DATASET CONTENT:
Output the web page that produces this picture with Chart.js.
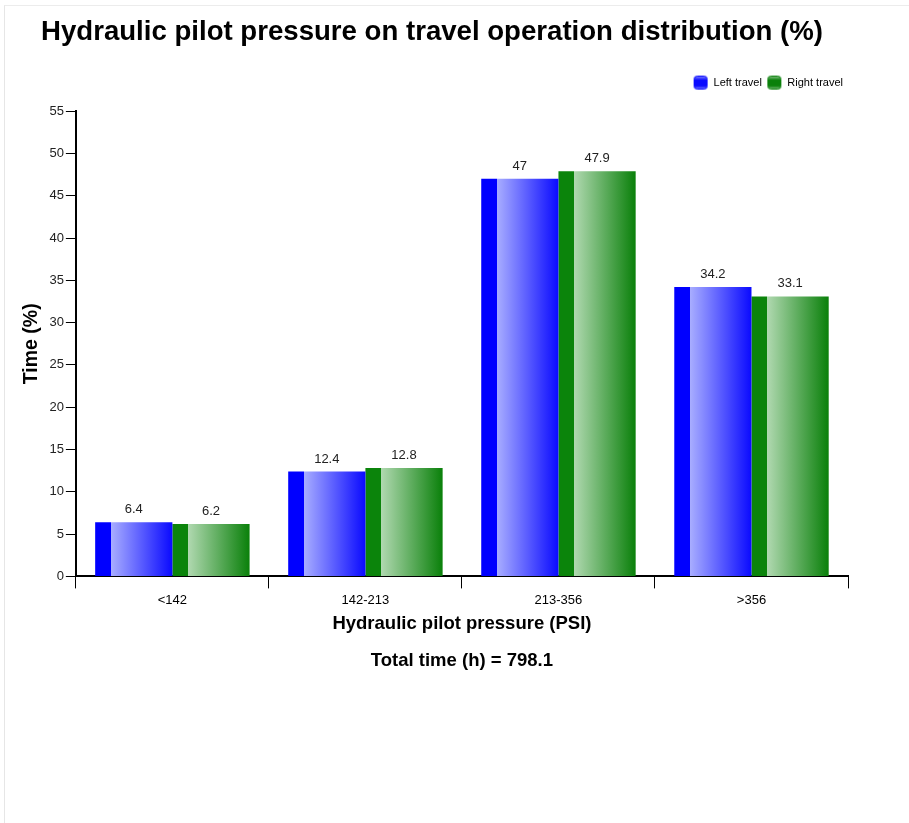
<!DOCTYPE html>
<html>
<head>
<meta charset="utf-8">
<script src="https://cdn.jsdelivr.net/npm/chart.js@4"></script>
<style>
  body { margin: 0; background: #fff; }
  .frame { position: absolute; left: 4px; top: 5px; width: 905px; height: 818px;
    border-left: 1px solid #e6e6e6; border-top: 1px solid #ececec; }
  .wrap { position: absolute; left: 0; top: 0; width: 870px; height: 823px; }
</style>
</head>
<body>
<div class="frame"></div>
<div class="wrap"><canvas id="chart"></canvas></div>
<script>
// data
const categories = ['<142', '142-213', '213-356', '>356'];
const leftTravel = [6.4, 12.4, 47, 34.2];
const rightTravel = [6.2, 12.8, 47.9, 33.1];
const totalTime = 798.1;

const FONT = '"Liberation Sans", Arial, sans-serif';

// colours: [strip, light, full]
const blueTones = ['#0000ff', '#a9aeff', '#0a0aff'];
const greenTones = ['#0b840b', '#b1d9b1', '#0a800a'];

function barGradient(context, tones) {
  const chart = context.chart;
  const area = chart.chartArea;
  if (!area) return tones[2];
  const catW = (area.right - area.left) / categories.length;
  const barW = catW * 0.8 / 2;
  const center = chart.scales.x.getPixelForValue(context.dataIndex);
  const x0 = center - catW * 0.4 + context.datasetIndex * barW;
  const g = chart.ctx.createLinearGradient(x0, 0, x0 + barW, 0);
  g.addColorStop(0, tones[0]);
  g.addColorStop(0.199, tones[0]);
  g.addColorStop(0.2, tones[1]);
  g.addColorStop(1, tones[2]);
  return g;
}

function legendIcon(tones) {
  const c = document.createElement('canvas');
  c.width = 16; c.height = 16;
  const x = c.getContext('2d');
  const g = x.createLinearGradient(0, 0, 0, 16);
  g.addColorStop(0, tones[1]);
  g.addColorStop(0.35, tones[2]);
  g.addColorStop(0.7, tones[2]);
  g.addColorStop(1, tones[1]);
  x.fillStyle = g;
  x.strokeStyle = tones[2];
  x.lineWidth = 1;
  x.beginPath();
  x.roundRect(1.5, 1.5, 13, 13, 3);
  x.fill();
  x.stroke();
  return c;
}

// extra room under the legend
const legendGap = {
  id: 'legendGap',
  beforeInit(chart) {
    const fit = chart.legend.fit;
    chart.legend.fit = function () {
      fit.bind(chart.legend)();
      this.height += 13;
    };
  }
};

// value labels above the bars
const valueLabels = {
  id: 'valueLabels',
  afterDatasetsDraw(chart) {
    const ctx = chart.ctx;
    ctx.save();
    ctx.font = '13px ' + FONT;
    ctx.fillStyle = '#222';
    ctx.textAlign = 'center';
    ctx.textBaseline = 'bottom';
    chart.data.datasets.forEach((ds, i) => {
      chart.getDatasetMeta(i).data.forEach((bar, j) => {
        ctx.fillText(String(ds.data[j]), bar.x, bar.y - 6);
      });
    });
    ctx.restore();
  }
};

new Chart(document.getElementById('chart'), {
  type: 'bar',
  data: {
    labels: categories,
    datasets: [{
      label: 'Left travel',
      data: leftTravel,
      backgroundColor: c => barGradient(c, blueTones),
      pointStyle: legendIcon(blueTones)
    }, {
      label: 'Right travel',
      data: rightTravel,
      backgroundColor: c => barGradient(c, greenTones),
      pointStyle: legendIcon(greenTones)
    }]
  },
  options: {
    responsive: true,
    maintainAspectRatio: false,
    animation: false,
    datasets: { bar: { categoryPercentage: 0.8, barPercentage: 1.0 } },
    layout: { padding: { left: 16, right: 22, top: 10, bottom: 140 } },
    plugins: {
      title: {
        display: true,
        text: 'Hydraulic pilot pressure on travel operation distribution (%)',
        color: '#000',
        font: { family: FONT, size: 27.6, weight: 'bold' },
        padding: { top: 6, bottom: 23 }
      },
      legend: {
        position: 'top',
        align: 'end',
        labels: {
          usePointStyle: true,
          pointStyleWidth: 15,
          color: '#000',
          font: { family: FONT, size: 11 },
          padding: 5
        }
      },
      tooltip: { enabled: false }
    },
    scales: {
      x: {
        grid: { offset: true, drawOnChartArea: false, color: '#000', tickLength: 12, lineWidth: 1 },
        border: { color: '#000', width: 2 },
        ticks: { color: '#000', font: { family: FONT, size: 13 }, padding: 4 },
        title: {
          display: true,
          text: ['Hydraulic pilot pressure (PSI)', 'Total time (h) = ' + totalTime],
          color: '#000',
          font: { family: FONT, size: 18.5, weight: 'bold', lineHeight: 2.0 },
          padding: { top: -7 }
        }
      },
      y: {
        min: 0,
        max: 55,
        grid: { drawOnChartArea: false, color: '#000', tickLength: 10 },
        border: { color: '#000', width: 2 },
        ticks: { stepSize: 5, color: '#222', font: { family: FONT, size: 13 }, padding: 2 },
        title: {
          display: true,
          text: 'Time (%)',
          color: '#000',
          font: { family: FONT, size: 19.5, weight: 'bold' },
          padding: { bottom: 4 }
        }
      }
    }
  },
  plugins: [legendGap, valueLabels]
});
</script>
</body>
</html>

WHAT YOU SHOULD DO: Quote the data exactly, leaving every image out of the copy.

EXPECTED OUTPUT:
Output the web page that produces this picture with Chart.js.
<!DOCTYPE html>
<html>
<head>
<meta charset="utf-8">
<script src="https://cdn.jsdelivr.net/npm/chart.js@4"></script>
<style>
  body { margin: 0; background: #fff; }
  .frame { position: absolute; left: 4px; top: 5px; width: 905px; height: 818px;
    border-left: 1px solid #e6e6e6; border-top: 1px solid #ececec; }
  .wrap { position: absolute; left: 0; top: 0; width: 870px; height: 823px; }
</style>
</head>
<body>
<div class="frame"></div>
<div class="wrap"><canvas id="chart"></canvas></div>
<script>
// data
const categories = ['<142', '142-213', '213-356', '>356'];
const leftTravel = [6.4, 12.4, 47, 34.2];
const rightTravel = [6.2, 12.8, 47.9, 33.1];
const totalTime = 798.1;

const FONT = '"Liberation Sans", Arial, sans-serif';

// colours: [strip, light, full]
const blueTones = ['#0000ff', '#a9aeff', '#0a0aff'];
const greenTones = ['#0b840b', '#b1d9b1', '#0a800a'];

function barGradient(context, tones) {
  const chart = context.chart;
  const area = chart.chartArea;
  if (!area) return tones[2];
  const catW = (area.right - area.left) / categories.length;
  const barW = catW * 0.8 / 2;
  const center = chart.scales.x.getPixelForValue(context.dataIndex);
  const x0 = center - catW * 0.4 + context.datasetIndex * barW;
  const g = chart.ctx.createLinearGradient(x0, 0, x0 + barW, 0);
  g.addColorStop(0, tones[0]);
  g.addColorStop(0.199, tones[0]);
  g.addColorStop(0.2, tones[1]);
  g.addColorStop(1, tones[2]);
  return g;
}

function legendIcon(tones) {
  const c = document.createElement('canvas');
  c.width = 16; c.height = 16;
  const x = c.getContext('2d');
  const g = x.createLinearGradient(0, 0, 0, 16);
  g.addColorStop(0, tones[1]);
  g.addColorStop(0.35, tones[2]);
  g.addColorStop(0.7, tones[2]);
  g.addColorStop(1, tones[1]);
  x.fillStyle = g;
  x.strokeStyle = tones[2];
  x.lineWidth = 1;
  x.beginPath();
  x.roundRect(1.5, 1.5, 13, 13, 3);
  x.fill();
  x.stroke();
  return c;
}

// extra room under the legend
const legendGap = {
  id: 'legendGap',
  beforeInit(chart) {
    const fit = chart.legend.fit;
    chart.legend.fit = function () {
      fit.bind(chart.legend)();
      this.height += 13;
    };
  }
};

// value labels above the bars
const valueLabels = {
  id: 'valueLabels',
  afterDatasetsDraw(chart) {
    const ctx = chart.ctx;
    ctx.save();
    ctx.font = '13px ' + FONT;
    ctx.fillStyle = '#222';
    ctx.textAlign = 'center';
    ctx.textBaseline = 'bottom';
    chart.data.datasets.forEach((ds, i) => {
      chart.getDatasetMeta(i).data.forEach((bar, j) => {
        ctx.fillText(String(ds.data[j]), bar.x, bar.y - 6);
      });
    });
    ctx.restore();
  }
};

new Chart(document.getElementById('chart'), {
  type: 'bar',
  data: {
    labels: categories,
    datasets: [{
      label: 'Left travel',
      data: leftTravel,
      backgroundColor: c => barGradient(c, blueTones),
      pointStyle: legendIcon(blueTones)
    }, {
      label: 'Right travel',
      data: rightTravel,
      backgroundColor: c => barGradient(c, greenTones),
      pointStyle: legendIcon(greenTones)
    }]
  },
  options: {
    responsive: true,
    maintainAspectRatio: false,
    animation: false,
    datasets: { bar: { categoryPercentage: 0.8, barPercentage: 1.0 } },
    layout: { padding: { left: 16, right: 22, top: 10, bottom: 140 } },
    plugins: {
      title: {
        display: true,
        text: 'Hydraulic pilot pressure on travel operation distribution (%)',
        color: '#000',
        font: { family: FONT, size: 27.6, weight: 'bold' },
        padding: { top: 6, bottom: 23 }
      },
      legend: {
        position: 'top',
        align: 'end',
        labels: {
          usePointStyle: true,
          pointStyleWidth: 15,
          color: '#000',
          font: { family: FONT, size: 11 },
          padding: 5
        }
      },
      tooltip: { enabled: false }
    },
    scales: {
      x: {
        grid: { offset: true, drawOnChartArea: false, color: '#000', tickLength: 12, lineWidth: 1 },
        border: { color: '#000', width: 2 },
        ticks: { color: '#000', font: { family: FONT, size: 13 }, padding: 4 },
        title: {
          display: true,
          text: ['Hydraulic pilot pressure (PSI)', 'Total time (h) = ' + totalTime],
          color: '#000',
          font: { family: FONT, size: 18.5, weight: 'bold', lineHeight: 2.0 },
          padding: { top: -7 }
        }
      },
      y: {
        min: 0,
        max: 55,
        grid: { drawOnChartArea: false, color: '#000', tickLength: 10 },
        border: { color: '#000', width: 2 },
        ticks: { stepSize: 5, color: '#222', font: { family: FONT, size: 13 }, padding: 2 },
        title: {
          display: true,
          text: 'Time (%)',
          color: '#000',
          font: { family: FONT, size: 19.5, weight: 'bold' },
          padding: { bottom: 4 }
        }
      }
    }
  },
  plugins: [legendGap, valueLabels]
});
</script>
</body>
</html>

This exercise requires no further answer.